Book Review: Dead Poets Society

A few months ago, before Robin Williams died, I was looking for “Dead Poet’s Society” on Netflix and Amazon Prime, in order to show my kids.  At that point, neither of them were making it available for streaming, but it showed up under the book listing.  It had never occurred to me that it was a book before it was a movie, though most really good movies are.  Plenty of bad ones are, too.  I downloaded it to my Kindle and added it to my 2015 reading list.

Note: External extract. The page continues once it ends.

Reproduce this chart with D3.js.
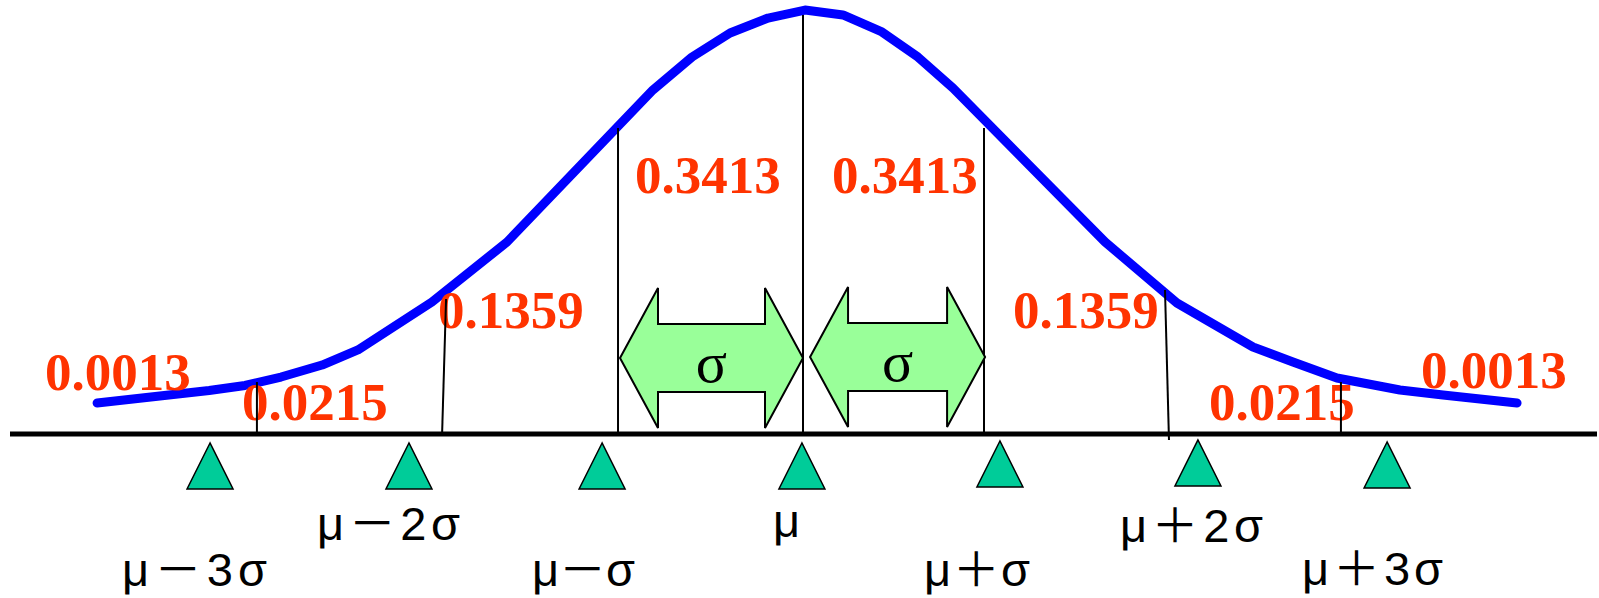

If you remember the movie, you know that “Dead Poet’s Society” is a book about rich kids in a boarding school who are on the fasttrack to the executive life, fulfilling not their own dreams, but their parents’.  Enter Mr. John Keating, an alumnus of the school who encourages them to live and figure out who they are through poetry.  His yearbook entry mentions that he was in “The Dead Poets Society.”  He tells them a little about it, leaves one of the boys the book that they used for meetings, and things go forward from there, as each of the boys figures out a way to express his own will in one way or another, before the system comes in to crush them.

The movie is pretty true to the book, but, most unusually, the movie is far more brilliant at telling the story.  In the book, the story is simplistic, the dialogue is artificial, and the antagonists have only a little less depth than the protagonists.  It’s clear in the book that so much more can be done, and the movie actually succeeded where the book just skimmed the surface.

It was a fast, easy read.  I’d give it 2.5 stars.